The Novel: Still More Relevant Than Its Detractors

I’ll grant David Shields this: based on the reviews, Reality Hunger sounds like an uncommonly original variation on the “death of the novel” school of thought that’s gotten so fashionable. But if I’m correctly understanding the bones of the book’s argument as laid out by Luc Sante in the Times, it’s still way off.

James Woods quotes the crux of the thing in his very James Woods-ian response:

I love literature, but not because I love stories per se. I find nearly all the moves the traditional novel makes unbelievably predictable, tired, contrived, and essentially purposeless. I can never remember characters’ names, plot developments, lines of dialogue, details of setting. It’s not clear to me what such narratives are supposedly revealing about the human condition. I’m drawn to literature instead as a form of thinking, consciousness, wisdom-seeking. I like work that’s focused not only page by page but line by line on what the writer really cares about rather than hoping that what the writer cares about will somehow mysteriously creep through the cracks of narrative, which is the way I experience most stories and novels. Collage works are nearly always “about what they’re about”—which may sound a tad tautological—but when I read a book that I really love, I’m excited because I can feel the writer’s excitement that in every paragraph he’s manifestly exploring his subject.

Oy. The big error here–and one I wish Woods had spent a little more time deconstructing–lies in assuming that novels aren’t “about what they’re about.” Plenty of accomplished novelists are also accomplished essayists, so it’s probably worth asking why people who excel in both fields would choose to do both. Vanity? Holding out for a film deal? An overactive imagination?

Or maybe–just maybe–the ideas that any worthwhile novelist is trying to work out on the page aren’t reducible. Maybe you can’t distill everything that makes a great novel what it is in the Cliff Notes.

Take the example of Hamlet, whose plot reviewer Sante trivializes by saying it exists merely to service “the human need for sensation” and make all the proto-existentialism go down a bit easier. The suggestion is that all of the grand plot flourishes–the ghost, the mass bloodshed at the climax, the way the formula of the Shakespearean tragedy brings the play through all the expected hits–are just red meat tossed to the groundlings, and completely detachable from the Big Serious Ideas.

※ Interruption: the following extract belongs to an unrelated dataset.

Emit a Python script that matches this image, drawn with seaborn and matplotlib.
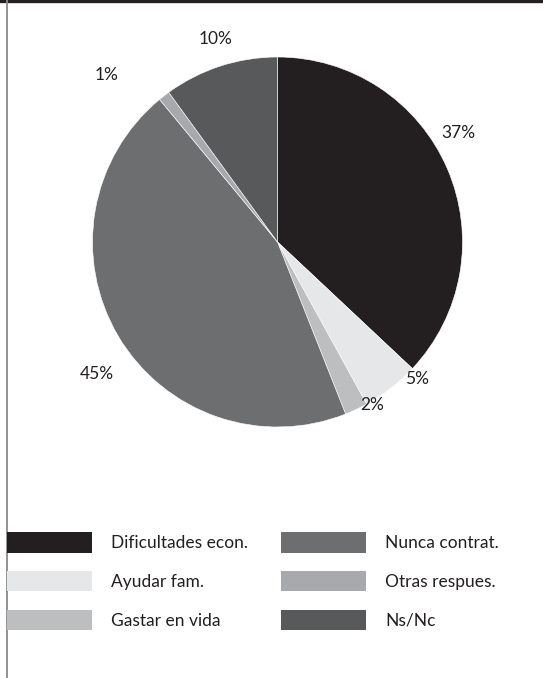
import numpy as np
import matplotlib
matplotlib.use("Agg")
import matplotlib.pyplot as plt
import seaborn as sns
from matplotlib.lines import Line2D

sns.set_theme(style="white")
plt.rcParams['font.family'] = ['Lato', 'DejaVu Sans']

# data
categories = ["Dificultades econ.", "Ayudar fam.", "Gastar en vida",
              "Nunca contrat.", "Otras respues.", "Ns/Nc"]
shares = [37, 5, 2, 45, 1, 10]
pct_labels = ["37%", "5%", "2%", "45%", "1%", "10%"]
colors = ["#231f20", "#e6e7e8", "#bcbec0", "#6d6e70", "#a7a9ac", "#58595b"]

# label placement tweaks (angle shift in deg, radius in pie units)
label_shift = [7.6, 7.7, 4.8, 5.6, 7.8, -1.0]
label_rad = [1.14, 1.06, 1.02, 1.21, 1.29, 1.15]

W, H = 543, 678
FS = 12.5
fig = plt.figure(figsize=(W / 100, H / 100), dpi=100)

# pie axes: square in pixels
cx, cy, r = 277.5, 242, 185
ax = fig.add_axes([(cx - r) / W, 1 - (cy + r) / H, 2 * r / W, 2 * r / H])
wedges, texts = ax.pie(shares, colors=colors, startangle=90, counterclock=False,
                       labels=pct_labels, labeldistance=1.1,
                       wedgeprops=dict(edgecolor="white", linewidth=0.4),
                       textprops=dict(fontsize=FS, color="#231f20"))
ax.set_xlim(-1, 1)
ax.set_ylim(-1, 1)

for w, t, sh, rr in zip(wedges, texts, label_shift, label_rad):
    ang = np.deg2rad((w.theta1 + w.theta2) / 2 + sh)
    t.set_position((rr * np.cos(ang), rr * np.sin(ang)))
    t.set_ha("center")
    t.set_va("center")

leg = fig.legend(wedges, categories, ncol=2, frameon=False,
                 loc="upper left", bbox_to_anchor=(7 / W, 1 - 532 / H),
                 borderpad=0, borderaxespad=0, fontsize=FS,
                 handlelength=4.9, handleheight=1.45, handletextpad=1.1,
                 labelspacing=1.05, columnspacing=1.9)
for h in leg.legend_handles:
    h.set_edgecolor("none")
for t in leg.get_texts():
    t.set_color("#231f20")

# frame lines of the original layout
fig.add_artist(Line2D([0, 1], [1 - 1.4 / H, 1 - 1.4 / H], transform=fig.transFigure,
                      color="#231f20", lw=2.4))
fig.add_artist(Line2D([6.5 / W, 6.5 / W], [0, 1], transform=fig.transFigure,
                      color="#8a8a8c", lw=1.3))

fig.savefig("out.png", dpi=100, facecolor="white")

But without those things, you wouldn’t have Hamlet. The structure of the play, for example, may seem over familiar, but that’s a feature, not a bug. Someone who has seen a couple film adaptations of Shakespearean tragedies but is watching Hamlet for the first time might find that the grim inevitability of the outcome provides much-needed context for for the protagonist’s indecision. And it illustrates it in a much more vivid, eloquent, and vital way than me just telling you about it. Call it cliché, but skillfully deployed cliché can add a richness of meaning you would never get otherwise. You would think that someone as big on sampling and quotation as Shields would get this.

Besides, it’s incredibly presumptive to assume that the narrative in a novel has nothing to do with what the author–in Shields’ words–“really cares about.” If a novelist has any emotional investment in the characters, then presumably she cares about what happens to them in the narrative. If this same novelist doesn’t care for those characters, then the novel is probably going to be pretty bad.

Maybe Shields doesn’t care. Fine. But the original sin of a lot of these “death of the novel” tracts is an attempt to intellectualize and universalize what is really just personal preference. It’s arrogant, self-satisfied, and, by now, pretty thoroughly exhausted of its novelty. Maybe it’s time for some novelist with a gift for sarcasm to write a manifesto on the death of the death-of-the-novel manifesto.

(NOVELty. Ba-zing!)


One Response

  1. Dude, you need a recommend feature on your blog posts. I’ve got nothing really to add here but I want to voice my support just the same and it would probably be more efficient, time-wise, if there was a single button I could press to express that.